■ To be done:
All lines from the top of the records below through the line holding "ax.grid(axis='y', color='black', linewidth=0.8, zorder=1)", and only those, should be printed exactly, minus the pictures.

Part of a data file
-- START --
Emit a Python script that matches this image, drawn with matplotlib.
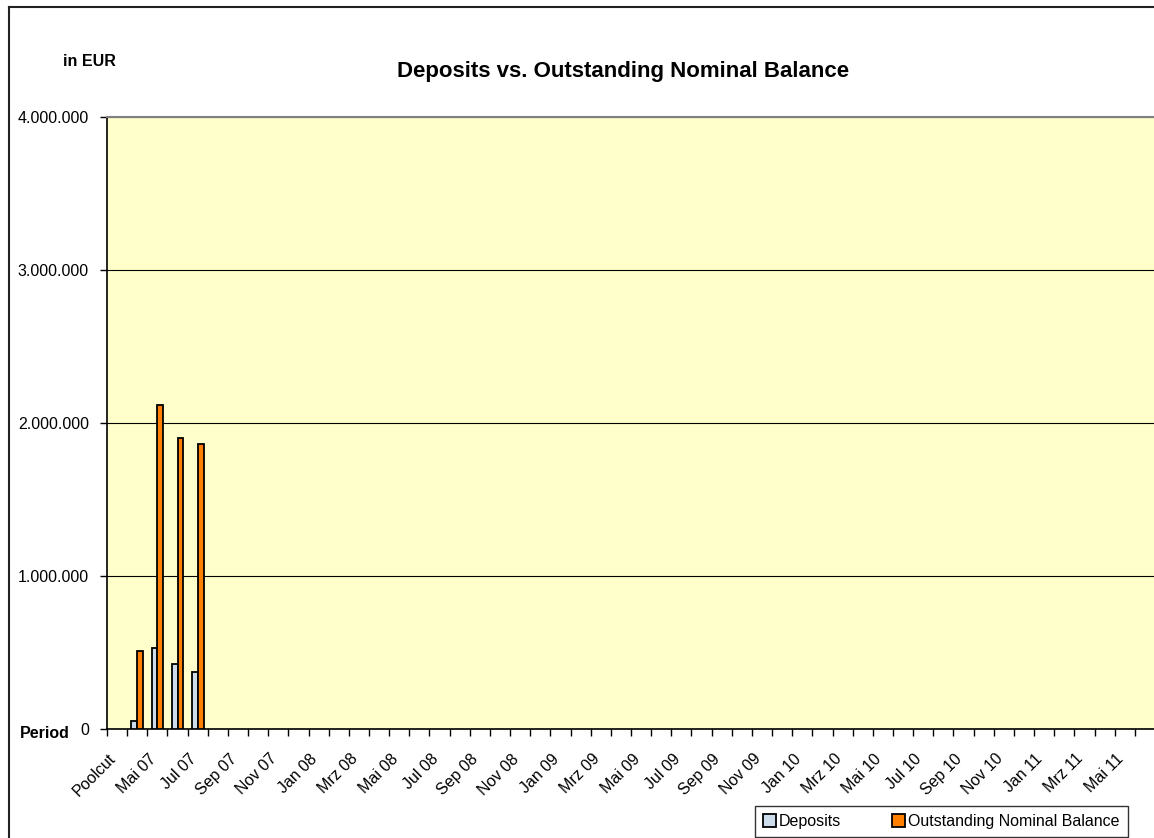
import matplotlib.pyplot as plt
import matplotlib.transforms as mtransforms
import numpy as np
from matplotlib.lines import Line2D
from matplotlib.ticker import FixedLocator, FuncFormatter

plt.rcParams['font.family'] = ['Liberation Sans', 'DejaVu Sans']

# Monthly periods: Poolcut, Apr 07 ... Jun 11
months = ['Jan', 'Feb', 'Mrz', 'Apr', 'Mai', 'Jun', 'Jul', 'Aug', 'Sep', 'Okt', 'Nov', 'Dez']
periods = ['Poolcut']
y, m = 7, 3
while len(periods) < 52:
    periods.append('%s %02d' % (months[m], y))
    m += 1
    if m == 12:
        m, y = 0, y + 1

deposits = [0, 54000, 532000, 424000, 373000]
balance = [0, 513000, 2115000, 1900000, 1866000]
deposits += [0] * (len(periods) - len(deposits))
balance += [0] * (len(periods) - len(balance))

fs = 11.5

fig = plt.figure(figsize=(11.54, 8.38), dpi=100)
ax = fig.add_axes([107 / 1154, 1 - 729 / 838, 1048 / 1154, (729 - 117) / 838])
ax.set_facecolor('#FFFFCC')

x = np.arange(len(periods))
w = 0.29
dep = np.array(deposits)
bal = np.array(balance)
mask = (dep > 0) | (bal > 0)
ax.bar(x[mask] - w / 2, dep[mask], w, color='#CCDCEA', edgecolor='black', linewidth=1.3,
       label='Deposits', zorder=3)
ax.bar(x[mask] + w / 2, bal[mask], w, color='#FF8000', edgecolor='black', linewidth=1.3,
       label='Outstanding Nominal Balance', zorder=3)

ax.set_xlim(-0.5, len(periods) - 0.5)
ax.set_ylim(0, 4000000)
ax.set_yticks([0, 1000000, 2000000, 3000000, 4000000])
ax.yaxis.set_major_formatter(FuncFormatter(lambda v, p: '{:,.0f}'.format(v).replace(',', '.')))
ax.grid(axis='y', color='black', linewidth=0.8, zorder=1)

# tick marks between categories, labels on every second category
ax.xaxis.set_major_locator(FixedLocator(np.arange(-0.5, len(periods), 1.0)))
ax.xaxis.set_major_formatter(FuncFormatter(lambda v, p: ''))
ax.xaxis.set_minor_locator(FixedLocator(x[::2]))
ax.set_xticklabels([periods[i] for i in x[::2]], minor=True, rotation=45, ha='right',
                   va='top', rotation_mode='anchor', fontsize=fs)
ax.tick_params(axis='x', which='minor', length=0, pad=16)
ax.tick_params(axis='x', which='major', length=5, width=1, direction='out')
ax.tick_params(axis='y', length=5, width=1, direction='out', labelsize=fs, pad=8)
shift = mtransforms.ScaledTranslation(-9 / 100, 0, fig.dpi_scale_trans)
for lab in ax.get_xticklabels(minor=True):
    lab.set_transform(lab.get_transform() + shift)

for s in ['left', 'bottom']:
    ax.spines[s].set_linewidth(1.2)
ax.spines['top'].set_color('#808080')
ax.spines['top'].set_linewidth(1.5)
ax.spines['right'].set_visible(False)

fig.text(623 / 1154, 1 - 72 / 838, 'Deposits vs. Outstanding Nominal Balance',
         ha='center', va='center', fontsize=16, fontweight='bold')
fig.text(63 / 1154, 1 - 62 / 838, 'in EUR', ha='left', va='center', fontsize=fs, fontweight='bold')
fig.text(20 / 1154, 1 - 733 / 838, 'Period', ha='left', va='center', fontsize=fs, fontweight='bold')

# outer chart frame
fig.add_artist(Line2D([8.5 / 1154, 8.5 / 1154], [0, 1 - 7.5 / 838], color='#222222', linewidth=1.5))
fig.add_artist(Line2D([8.5 / 1154, 1], [1 - 7.5 / 838, 1 - 7.5 / 838], color='#222222', linewidth=1.5))

leg = fig.legend(loc='lower left', bbox_to_anchor=(755 / 1154, 1 / 838), ncol=2, fontsize=fs,
                 frameon=True, fancybox=False, edgecolor='black', handlelength=0.8,
                 handleheight=0.8, handletextpad=0.2, columnspacing=3.2, borderpad=0.5,
                 borderaxespad=0)
leg.get_frame().set_linewidth(1.0)

fig.savefig('out.png', dpi=100)
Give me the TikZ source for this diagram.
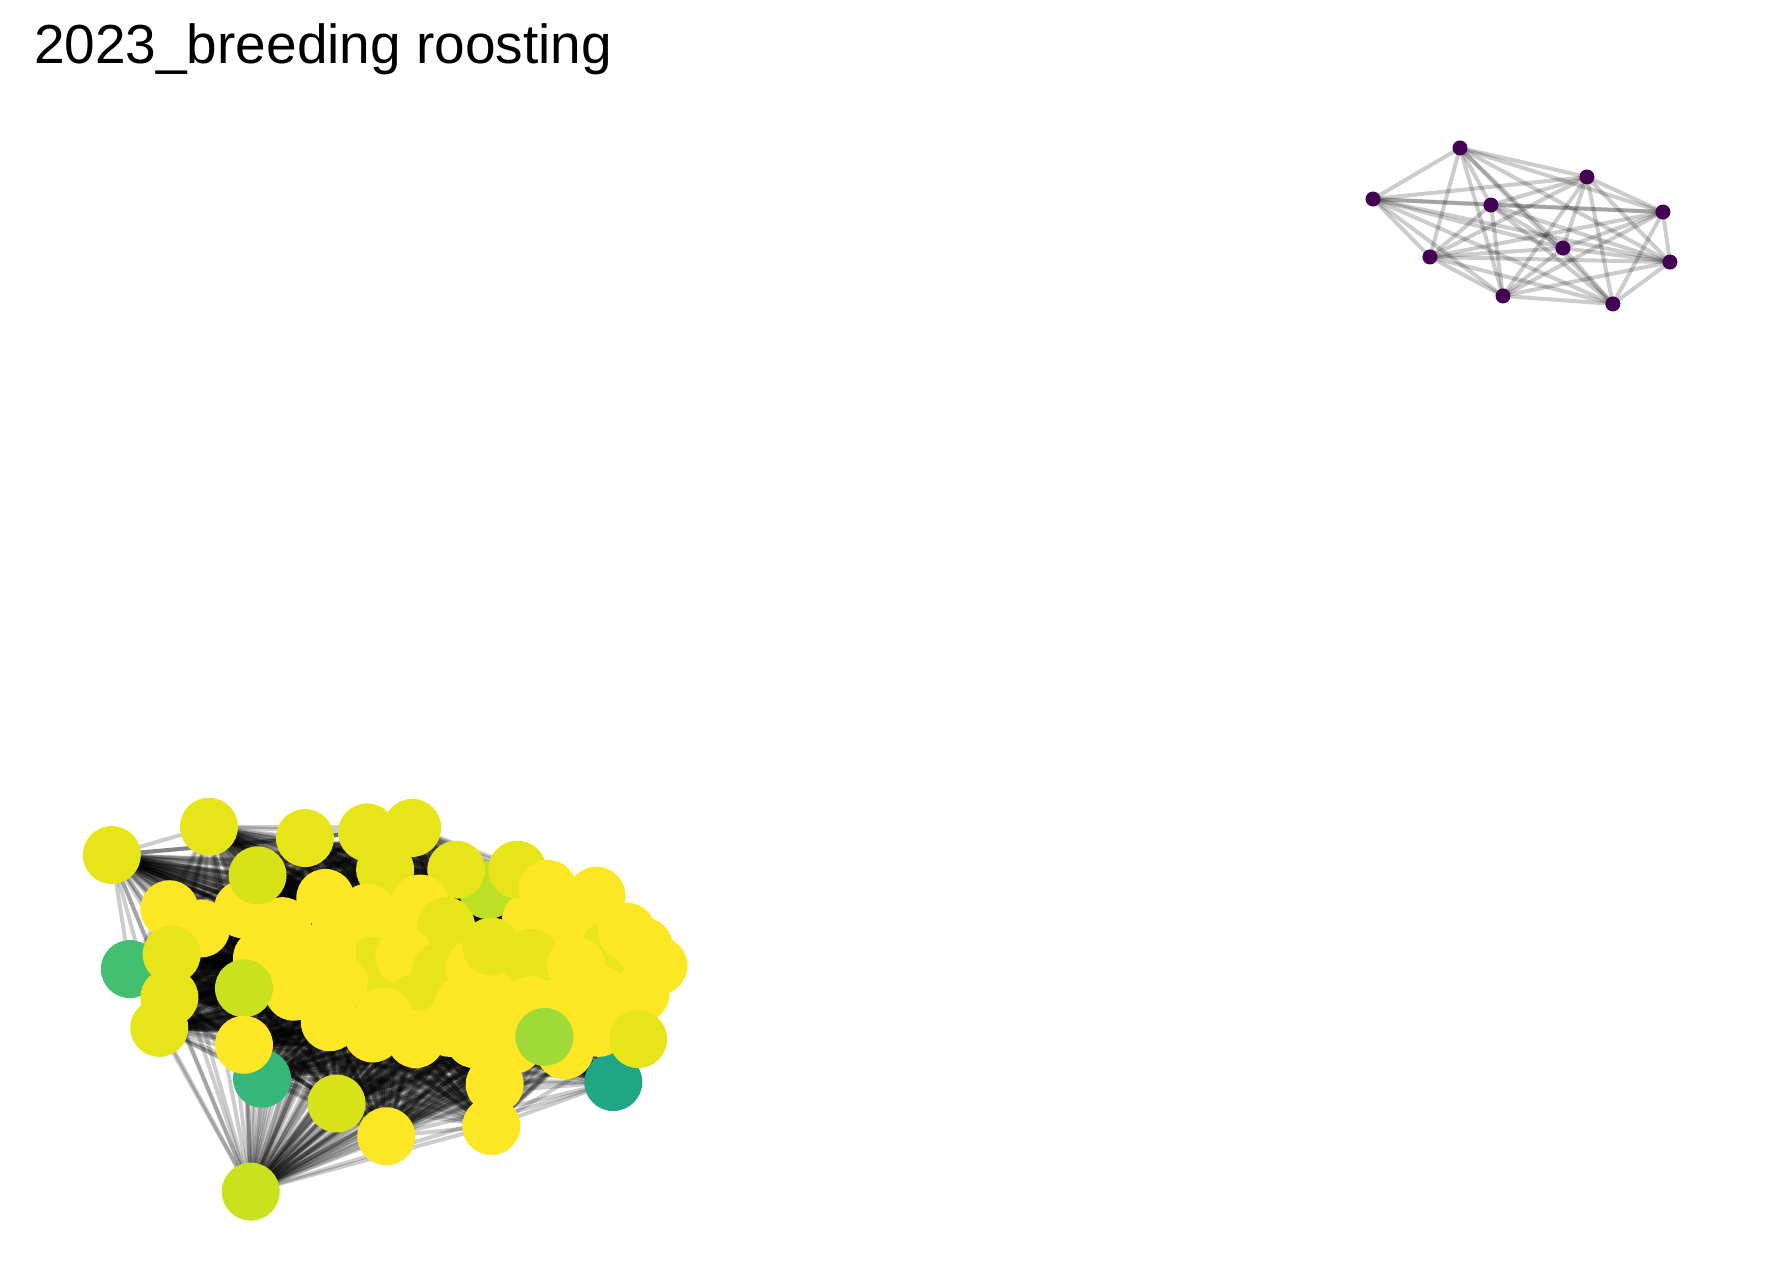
\documentclass[tikz,border=0pt]{standalone}
\usepackage{fontspec}
\setmainfont{Liberation Sans}
\pgfdeclarelayer{background}
\pgfsetlayers{background,main}
\definecolor{Y0}{HTML}{FDE725}
\definecolor{Y1}{HTML}{E7E419}
\definecolor{Y2}{HTML}{D8E219}
\definecolor{Y3}{HTML}{CAE11F}
\definecolor{G1}{HTML}{BDDF26}
\definecolor{G2}{HTML}{A0DA39}
\definecolor{G3}{HTML}{43BF71}
\definecolor{G4}{HTML}{35B779}
\definecolor{TT}{HTML}{21A685}
\definecolor{PU}{HTML}{440154}
\begin{document}
\begin{tikzpicture}[x=1.1295pt,y=-1.1295pt,
  big/.style={circle,inner sep=0pt,minimum size=58pt,draw=none},
  small/.style={circle,inner sep=0pt,minimum size=15pt,fill=PU,draw=none},
  edge/.style={draw=black,opacity=0.2,line width=4pt}]
\useasboundingbox (0,0) rectangle (1568,1132);
\node[anchor=base west,inner sep=0pt,font=\fontsize{55}{66}\selectfont] (title) at (30,56) {2023\_breeding roosting};
% big cluster (draw order matters)
\foreach \n/\x/\y/\c in {
 9/432/788/G1, 24/115/858/G3, 30/232/955/G4, 48/543/958/TT,
 63/350/830/Y0, 64/470/815/Y0, 65/540/860/Y0, 66/450/870/Y1, 67/310/830/Y0,
 68/505/820/Y0, 69/380/870/Y0, 70/325/880/Y1, 71/395/845/Y0, 72/550/890/Y0,
 73/480/860/Y0, 74/420/920/Y0, 75/455/925/Y0, 76/500/930/Y0, 77/290/870/Y0,
 78/360/870/Y0, 79/430/880/Y0, 80/540/840/Y1, 81/330/915/Y0,
 1/99/757/Y1, 2/185/732/Y1, 3/270/742/Y1, 4/325/737/Y1, 5/365/733/Y1,
 7/341/770/Y1, 8/404/770/Y1, 10/458/770/Y1, 11/485/787/Y0,
 12/528/793/Y0, 13/150/805/Y0, 14/178/822/Y0, 15/215/805/Y0, 16/250/820/Y0,
 17/288/795/Y0, 18/325/808/Y0, 19/372/800/Y0, 20/395/820/Y1, 21/555/825/Y0,
 22/570/838/Y0, 23/583/855/Y0, 25/152/845/Y1, 26/150/883/Y1, 27/141/910/Y1,
 31/232/848/Y0, 32/260/878/Y0, 33/292/905/Y0,
 36/330/855/Y1, 37/358/847/Y0, 38/368/888/Y1,
 39/368/920/Y0, 40/390/860/Y1, 41/420/857/Y0, 42/435/838/Y1, 43/470/848/Y1,
 44/398/910/Y0,
 50/567/880/Y0, 51/510/855/Y0, 52/530/880/Y0, 53/470/890/Y0, 54/290/840/Y0,
 55/260/845/Y0, 57/300/870/Y0, 58/340/900/Y0, 59/440/900/Y0,
 60/500/900/Y0, 61/530/910/Y0, 62/410/890/Y0,
 6/228/775/Y2, 28/216/875/Y3, 29/216/925/Y0, 34/298/977/Y2, 35/342/1006/Y0,
 45/438/960/Y0, 46/435/997/Y0, 47/482/918/G2, 49/565/920/Y1, 56/222/1055/Y3}
 {\node[big,fill=\c] (b\n) at (\x,\y) {};}
% small cluster
\foreach \n/\x/\y in {1/1292.6/131, 2/1405/156.7, 3/1215.6/176.2, 4/1320/181.5,
 5/1472.3/187.7, 6/1383.8/219.6, 7/1266/227.5, 8/1478.5/232, 9/1330.7/262, 10/1428/269.1}
 {\node[small] (s\n) at (\x,\y) {};}
\begin{pgfonlayer}{background}
\foreach \i [evaluate=\i as \k using int(\i+1)] in {1,...,80}
  {\foreach \j in {\k,...,81} {\draw[edge] (b\i.center) -- (b\j.center);}}
\foreach \i [evaluate=\i as \k using int(\i+1)] in {1,...,9}
  {\foreach \j in {\k,...,10} {\draw[edge] (s\i.center) -- (s\j.center);}}
\end{pgfonlayer}
\end{tikzpicture}
\end{document}
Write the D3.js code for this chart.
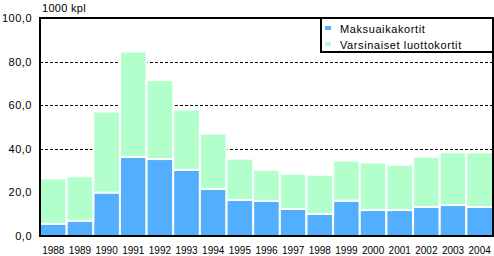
<!DOCTYPE html>
<html>
<head>
<meta charset="utf-8">
<script src="https://cdn.jsdelivr.net/npm/d3@7"></script>
<style>
  body { margin: 0; background: #fff; }
  text { font-family: "Liberation Sans", Arial, sans-serif; fill: #000; }
</style>
</head>
<body>
<script>
// data
const years = ['1988','1989','1990','1991','1992','1993','1994','1995','1996',
               '1997','1998','1999','2000','2001','2002','2003','2004'];
const maksuaika = [5.6, 7.0, 19.9, 36.3, 35.3, 30.3, 21.6, 16.5, 16.1, 12.4, 10.1, 16.2, 11.9, 11.9, 13.3, 14.2, 13.3];
const varsinaiset = [20.8, 20.4, 37.2, 48.4, 36.2, 27.7, 25.4, 19.0, 14.3, 16.2, 18.0, 18.4, 21.8, 20.8, 23.1, 24.2, 25.1];
const yTicks = [0, 20, 40, 60, 80, 100];
const seriesNames = ['Maksuaikakortit', 'Varsinaiset luottokortit'];
const colors = ['#52aeff', '#b3ffcc'];

const W = 494, H = 256;
const plotLeft = 40, plotRight = 493, plotTop = 18, plotBottom = 236;

const svg = d3.select('body').append('svg')
  .attr('width', W)
  .attr('height', H);

const x = d3.scaleBand().domain(years).range([plotLeft, plotRight]).padding(0);
const y = d3.scaleLinear().domain([0, 100]).range([plotBottom, plotTop]);

// grid lines
svg.append('g').selectAll('line')
  .data(yTicks.filter(d => d > 0 && d < 100))
  .enter().append('line')
  .attr('x1', plotLeft).attr('x2', plotRight)
  .attr('y1', d => Math.round(y(d)) + 0.5).attr('y2', d => Math.round(y(d)) + 0.5)
  .attr('stroke', '#000')
  .attr('stroke-dasharray', '3,2');

// stacked bars
const rows = years.map((yr, i) => ({ year: yr, m: maksuaika[i], v: varsinaiset[i] }));
const stack = d3.stack().keys(['m', 'v'])(rows);

svg.append('g').selectAll('g')
  .data(stack)
  .enter().append('g')
  .attr('fill', (d, i) => colors[i])
  .selectAll('rect')
  .data(d => d)
  .enter().append('rect')
  .attr('x', d => x(d.data.year))
  .attr('width', x.bandwidth())
  .attr('y', d => y(d[1]))
  .attr('height', d => y(d[0]) - y(d[1]))
  .attr('stroke', '#fff')
  .attr('stroke-width', 2);

// frame
svg.append('rect')
  .attr('x', plotLeft).attr('y', plotTop)
  .attr('width', plotRight - plotLeft).attr('height', plotBottom - plotTop)
  .attr('fill', 'none')
  .attr('stroke', '#000')
  .attr('stroke-width', 2);

// y labels
svg.append('g').selectAll('text')
  .data(yTicks)
  .enter().append('text')
  .attr('x', 32)
  .attr('y', d => y(d))
  .attr('dy', '0.36em')
  .attr('text-anchor', 'end')
  .style('font-size', '11px')
  .style('letter-spacing', '0.5px')
  .text(d => d3.format('.1f')(d).replace('.', ','));

svg.append('text')
  .attr('x', 42).attr('y', 12)
  .style('font-size', '11px')
  .style('letter-spacing', '0.3px')
  .text('1000 kpl');

// x labels
svg.append('g').selectAll('text')
  .data(years)
  .enter().append('text')
  .attr('x', d => x(d) + x.bandwidth() / 2)
  .attr('y', 254)
  .attr('text-anchor', 'middle')
  .style('font-size', '10px')
  .text(d => d);

// legend
const lg = svg.append('g');
lg.append('rect')
  .attr('x', 321).attr('y', plotTop)
  .attr('width', plotRight - 321).attr('height', 34)
  .attr('fill', '#fff')
  .attr('stroke', '#000')
  .attr('stroke-width', 2);

seriesNames.forEach((name, i) => {
  lg.append('rect')
    .attr('x', 325).attr('y', 26 + i * 16)
    .attr('width', 6).attr('height', 4)
    .attr('fill', colors[i]);
  lg.append('text')
    .attr('x', 340).attr('y', 32.5 + i * 16)
    .style('font-size', '11px')
    .style('letter-spacing', '0.6px')
    .text(name);
});
</script>
</body>
</html>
-- END --
■ Result:
Emit a Python script that matches this image, drawn with matplotlib.
import matplotlib.pyplot as plt
import matplotlib.transforms as mtransforms
import numpy as np
from matplotlib.lines import Line2D
from matplotlib.ticker import FixedLocator, FuncFormatter

plt.rcParams['font.family'] = ['Liberation Sans', 'DejaVu Sans']

# Monthly periods: Poolcut, Apr 07 ... Jun 11
months = ['Jan', 'Feb', 'Mrz', 'Apr', 'Mai', 'Jun', 'Jul', 'Aug', 'Sep', 'Okt', 'Nov', 'Dez']
periods = ['Poolcut']
y, m = 7, 3
while len(periods) < 52:
    periods.append('%s %02d' % (months[m], y))
    m += 1
    if m == 12:
        m, y = 0, y + 1

deposits = [0, 54000, 532000, 424000, 373000]
balance = [0, 513000, 2115000, 1900000, 1866000]
deposits += [0] * (len(periods) - len(deposits))
balance += [0] * (len(periods) - len(balance))

fs = 11.5

fig = plt.figure(figsize=(11.54, 8.38), dpi=100)
ax = fig.add_axes([107 / 1154, 1 - 729 / 838, 1048 / 1154, (729 - 117) / 838])
ax.set_facecolor('#FFFFCC')

x = np.arange(len(periods))
w = 0.29
dep = np.array(deposits)
bal = np.array(balance)
mask = (dep > 0) | (bal > 0)
ax.bar(x[mask] - w / 2, dep[mask], w, color='#CCDCEA', edgecolor='black', linewidth=1.3,
       label='Deposits', zorder=3)
ax.bar(x[mask] + w / 2, bal[mask], w, color='#FF8000', edgecolor='black', linewidth=1.3,
       label='Outstanding Nominal Balance', zorder=3)

ax.set_xlim(-0.5, len(periods) - 0.5)
ax.set_ylim(0, 4000000)
ax.set_yticks([0, 1000000, 2000000, 3000000, 4000000])
ax.yaxis.set_major_formatter(FuncFormatter(lambda v, p: '{:,.0f}'.format(v).replace(',', '.')))
ax.grid(axis='y', color='black', linewidth=0.8, zorder=1)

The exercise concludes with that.